**DESCRIPTION OF THE TASK:** Pictures are excluded. Copy exactly, and only, the lines from the one containing "Reproduce this chart with matplotlib." through the one containing "plt.rcParams['mathtext.it'] = 'Liberation", both ends included.

**RECORD EXTRACTS:**

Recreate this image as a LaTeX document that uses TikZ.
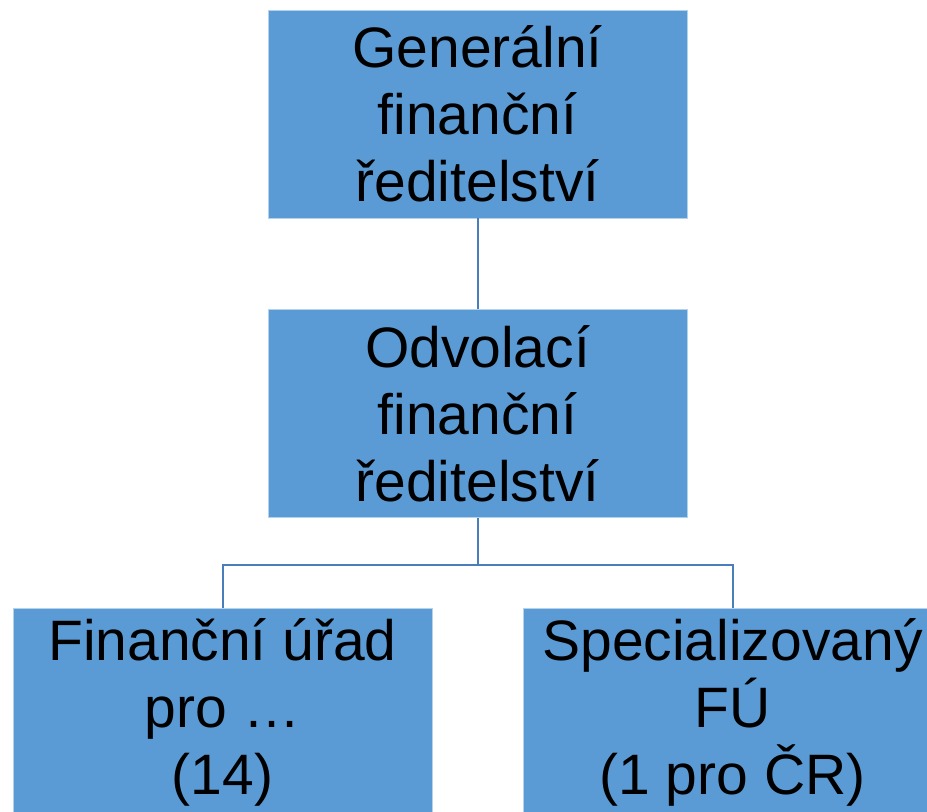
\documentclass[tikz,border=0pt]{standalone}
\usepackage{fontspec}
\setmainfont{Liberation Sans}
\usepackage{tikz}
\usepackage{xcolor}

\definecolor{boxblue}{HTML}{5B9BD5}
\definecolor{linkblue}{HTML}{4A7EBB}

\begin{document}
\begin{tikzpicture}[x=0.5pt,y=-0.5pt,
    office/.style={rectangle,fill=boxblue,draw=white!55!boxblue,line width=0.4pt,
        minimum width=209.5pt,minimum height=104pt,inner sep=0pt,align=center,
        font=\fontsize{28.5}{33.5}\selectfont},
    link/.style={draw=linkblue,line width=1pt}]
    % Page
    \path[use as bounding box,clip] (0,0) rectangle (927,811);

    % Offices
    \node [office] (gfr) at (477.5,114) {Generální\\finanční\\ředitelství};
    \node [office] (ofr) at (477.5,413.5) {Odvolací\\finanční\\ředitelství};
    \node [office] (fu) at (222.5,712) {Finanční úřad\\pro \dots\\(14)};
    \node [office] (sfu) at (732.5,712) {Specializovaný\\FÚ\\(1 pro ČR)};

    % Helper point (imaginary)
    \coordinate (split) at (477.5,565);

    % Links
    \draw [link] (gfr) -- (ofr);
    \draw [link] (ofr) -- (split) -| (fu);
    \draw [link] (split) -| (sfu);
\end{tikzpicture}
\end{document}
--
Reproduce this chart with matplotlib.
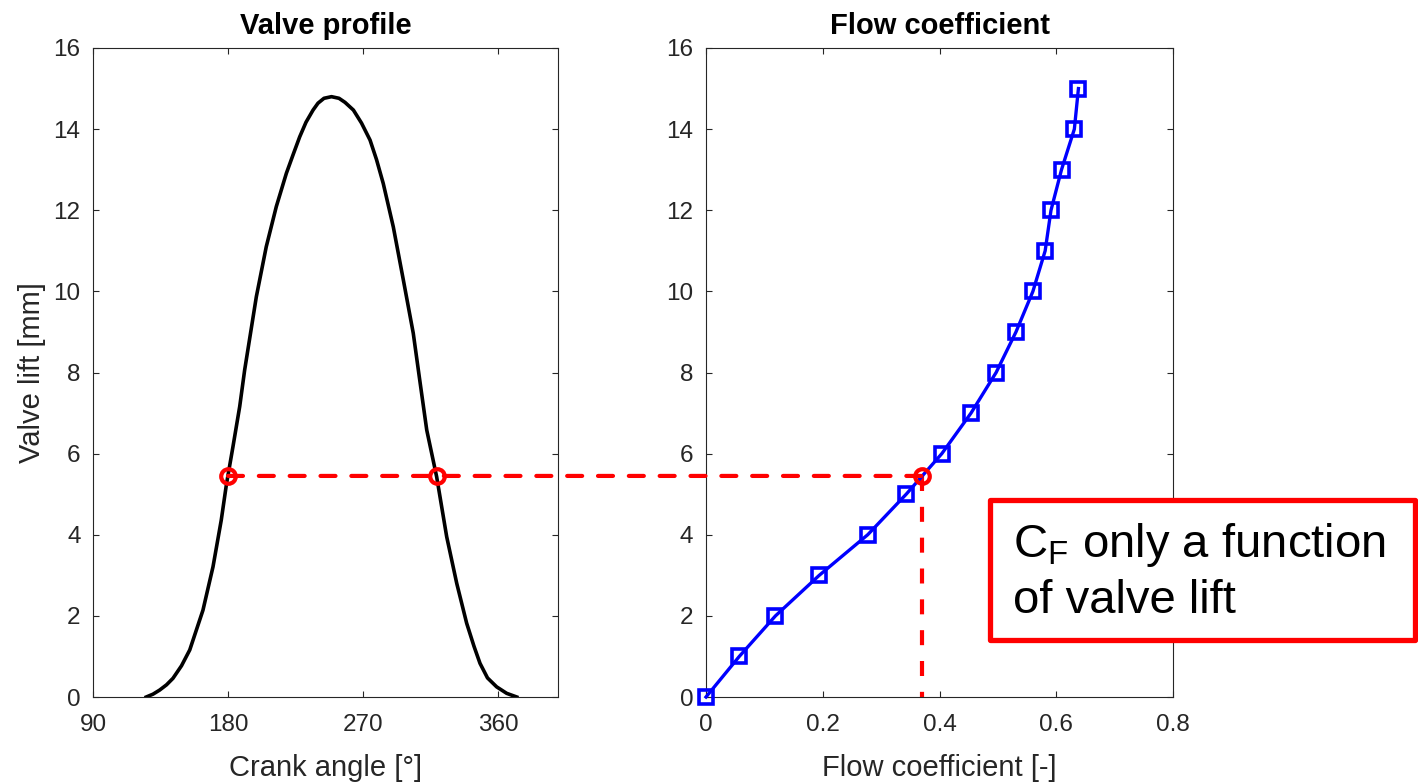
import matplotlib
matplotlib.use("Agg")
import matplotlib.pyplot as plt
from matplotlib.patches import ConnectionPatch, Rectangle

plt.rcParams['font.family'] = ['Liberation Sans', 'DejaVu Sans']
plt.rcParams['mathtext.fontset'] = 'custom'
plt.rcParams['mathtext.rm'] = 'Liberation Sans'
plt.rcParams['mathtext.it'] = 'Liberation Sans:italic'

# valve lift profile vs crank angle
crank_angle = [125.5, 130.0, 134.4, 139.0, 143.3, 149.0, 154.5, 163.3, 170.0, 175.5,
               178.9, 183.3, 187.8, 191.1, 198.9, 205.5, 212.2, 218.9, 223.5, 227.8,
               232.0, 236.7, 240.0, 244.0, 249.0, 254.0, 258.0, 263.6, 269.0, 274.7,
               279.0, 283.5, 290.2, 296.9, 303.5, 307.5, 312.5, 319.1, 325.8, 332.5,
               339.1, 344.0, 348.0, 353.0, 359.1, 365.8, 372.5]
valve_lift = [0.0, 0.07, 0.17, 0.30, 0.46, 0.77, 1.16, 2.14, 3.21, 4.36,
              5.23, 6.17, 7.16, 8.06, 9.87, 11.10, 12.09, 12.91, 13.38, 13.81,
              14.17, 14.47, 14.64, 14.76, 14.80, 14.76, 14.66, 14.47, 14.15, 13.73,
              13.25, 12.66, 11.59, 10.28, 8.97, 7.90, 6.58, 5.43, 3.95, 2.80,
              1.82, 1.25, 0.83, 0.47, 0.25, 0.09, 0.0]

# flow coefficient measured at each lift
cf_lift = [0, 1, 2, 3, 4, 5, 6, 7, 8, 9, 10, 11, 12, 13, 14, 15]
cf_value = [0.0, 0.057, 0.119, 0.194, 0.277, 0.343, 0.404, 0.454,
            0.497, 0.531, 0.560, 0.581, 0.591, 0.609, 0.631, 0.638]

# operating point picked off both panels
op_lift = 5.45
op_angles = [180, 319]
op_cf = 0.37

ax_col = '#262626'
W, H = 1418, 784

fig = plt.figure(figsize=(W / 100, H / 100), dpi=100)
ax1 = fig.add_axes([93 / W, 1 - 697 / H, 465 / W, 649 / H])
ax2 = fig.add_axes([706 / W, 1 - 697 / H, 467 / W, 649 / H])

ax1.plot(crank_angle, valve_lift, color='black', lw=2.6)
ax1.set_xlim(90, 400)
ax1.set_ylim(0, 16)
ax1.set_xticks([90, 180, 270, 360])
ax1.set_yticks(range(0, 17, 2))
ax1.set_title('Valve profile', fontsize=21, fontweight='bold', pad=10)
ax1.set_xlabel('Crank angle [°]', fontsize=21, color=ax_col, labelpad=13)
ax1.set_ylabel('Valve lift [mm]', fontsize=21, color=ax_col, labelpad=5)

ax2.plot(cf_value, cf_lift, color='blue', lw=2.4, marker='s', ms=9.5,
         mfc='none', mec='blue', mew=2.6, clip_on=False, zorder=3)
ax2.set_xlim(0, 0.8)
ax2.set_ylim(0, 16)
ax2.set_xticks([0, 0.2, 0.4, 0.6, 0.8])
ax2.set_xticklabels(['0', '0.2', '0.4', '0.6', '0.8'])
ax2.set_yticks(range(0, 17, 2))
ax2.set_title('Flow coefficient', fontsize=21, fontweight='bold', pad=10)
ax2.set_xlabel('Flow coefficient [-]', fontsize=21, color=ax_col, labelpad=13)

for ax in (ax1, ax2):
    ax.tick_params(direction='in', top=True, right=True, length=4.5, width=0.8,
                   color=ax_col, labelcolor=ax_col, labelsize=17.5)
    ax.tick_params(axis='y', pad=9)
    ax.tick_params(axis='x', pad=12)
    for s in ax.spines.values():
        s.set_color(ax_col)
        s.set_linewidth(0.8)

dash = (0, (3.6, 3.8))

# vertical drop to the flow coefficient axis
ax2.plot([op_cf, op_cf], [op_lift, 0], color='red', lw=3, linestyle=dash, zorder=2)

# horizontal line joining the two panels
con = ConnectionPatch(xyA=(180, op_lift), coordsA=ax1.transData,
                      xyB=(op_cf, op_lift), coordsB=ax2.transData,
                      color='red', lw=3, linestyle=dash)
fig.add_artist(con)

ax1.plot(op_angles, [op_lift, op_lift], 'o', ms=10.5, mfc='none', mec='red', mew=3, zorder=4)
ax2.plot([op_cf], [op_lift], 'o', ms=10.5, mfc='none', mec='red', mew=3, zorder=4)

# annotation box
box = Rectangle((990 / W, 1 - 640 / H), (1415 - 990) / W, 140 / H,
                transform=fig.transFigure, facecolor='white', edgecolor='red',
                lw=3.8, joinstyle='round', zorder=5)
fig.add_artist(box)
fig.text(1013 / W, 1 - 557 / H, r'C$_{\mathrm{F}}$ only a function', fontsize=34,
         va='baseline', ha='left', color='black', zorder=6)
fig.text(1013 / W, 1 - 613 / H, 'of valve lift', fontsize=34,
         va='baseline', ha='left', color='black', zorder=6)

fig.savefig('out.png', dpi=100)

**THE COMPLETED TASK:**
Reproduce this chart with matplotlib.
import matplotlib
matplotlib.use("Agg")
import matplotlib.pyplot as plt
from matplotlib.patches import ConnectionPatch, Rectangle

plt.rcParams['font.family'] = ['Liberation Sans', 'DejaVu Sans']
plt.rcParams['mathtext.fontset'] = 'custom'
plt.rcParams['mathtext.rm'] = 'Liberation Sans'
plt.rcParams['mathtext.it'] = 'Liberation Sans:italic'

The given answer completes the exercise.